Accuracy and interpretability of a (non-life) insurance pricing model are essential qualities to ensure fair and transparent premiums for policy-holders, that reflect their risk. In recent years, the classification and regression trees (CARTs) and their ensembles have gained popularity in the actuarial literature, since they offer good prediction performance and are relatively easily interpretable. In this paper, we introduce Bayesian CART models for insurance pricing, with a particular focus on claims frequency modelling. Additionally to the common Poisson and negative binomial (NB) distributions used for claims frequency, we implement Bayesian CART for the zero-inflated Poisson (ZIP) distribution to address the difficulty arising from the imbalanced insurance claims data. To this end, we introduce a general MCMC algorithm using data augmentation methods for posterior tree exploration. We also introduce the deviance information criterion (DIC) for the tree model selection. The proposed models are able to identify trees which can better classify the policy-holders into risk groups. Some simulations and real insurance data will be discussed to illustrate the applicability of these models.
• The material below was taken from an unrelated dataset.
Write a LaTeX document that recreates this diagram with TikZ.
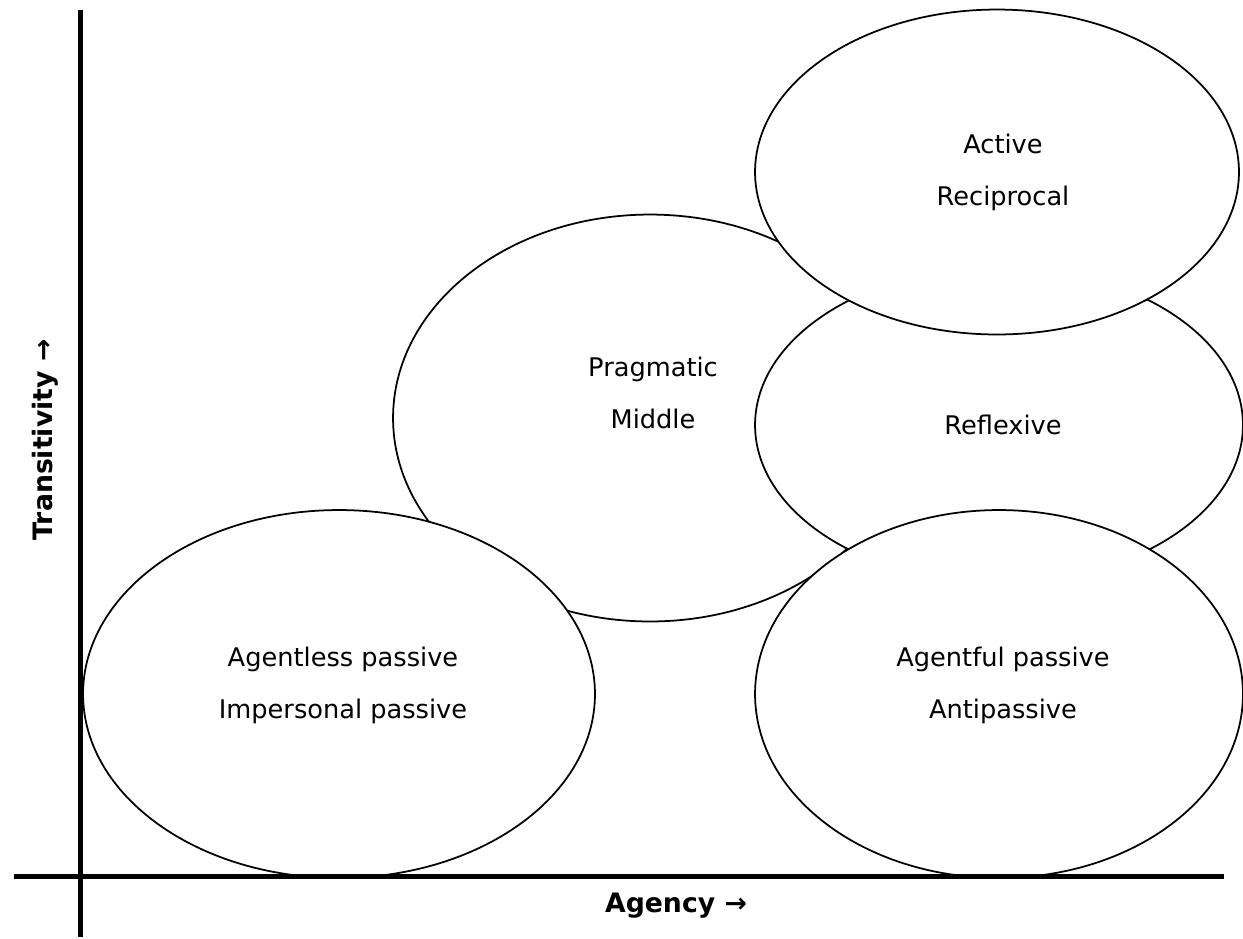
\documentclass[tikz,border=0pt]{standalone}
\usepackage{fontspec}
\setmainfont{DejaVu Sans}
\usetikzlibrary{shapes.geometric}
\begin{document}
\begin{tikzpicture}[x=0.02cm, y=-0.02cm,
  blob/.style={ellipse, draw, fill=white, line width=1pt, inner sep=0pt},
  voice/.style={align=center, font=\fontsize{14.6}{29.6}\selectfont},
  axislabel/.style={font=\fontsize{15.2}{18}\selectfont\bfseries},
  axisline/.style={line width=3.2pt}]
\useasboundingbox (0,0) rectangle (1243,938);
\node[blob, minimum width=10.28cm, minimum height=8.14cm] (prag) at (650,418){};
\node[blob, minimum width=9.76cm, minimum height=6.32cm] (refl) at (999,425){};
\node[blob, minimum width=9.68cm, minimum height=6.5cm] (act) at (997,172){};
\node[blob, minimum width=10.24cm, minimum height=7.36cm] (agless) at (339,694){};
\node[blob, minimum width=9.76cm, minimum height=7.36cm] (agful) at (999,694){};
\node[voice] (tact) at (1003,172){Active\\Reciprocal};
\node[voice] (tprag) at (653,393){Pragmatic\\Middle};
\node[voice] (trefl) at (1003,425){Reflexive};
\node[voice] (tagless) at (343,685){Agentless passive\\Impersonal passive};
\node[voice] (tagful) at (1003,685){Agentful passive\\Antipassive};
\draw[axisline] (80.5,10) -- (80.5,937);
\draw[axisline] (14,876.5) -- (1224,876.5);
\node[axislabel] (agency) at (676,906){Agency →};
\node[axislabel, rotate=90] (trans) at (45,440){Transitivity →};
\end{tikzpicture}
\end{document}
翻译：（非寿险）保险定价模型的准确性和可解释性是确保投保人获得反映其风险的公平透明保费的关键属性。近年来，分类与回归树（CART）及其集成方法在精算文献中广受欢迎，因其兼具良好的预测性能与相对易于解释的特点。本文引入针对保险定价的贝叶斯CART模型，重点研究索赔频率建模。除常用的泊松分布与负二项分布（NB）外，我们针对零膨胀泊松分布（ZIP）实现贝叶斯CART，以解决非平衡保险索赔数据带来的难题。为此，我们提出一种利用数据增广方法进行后验树探索的通用MCMC算法，并引入偏差信息准则（DIC）用于树模型选择。所提出模型能够识别出更好地将投保人划分为风险组的决策树。通过模拟实验与实际保险数据讨论，验证了这些模型的适用性。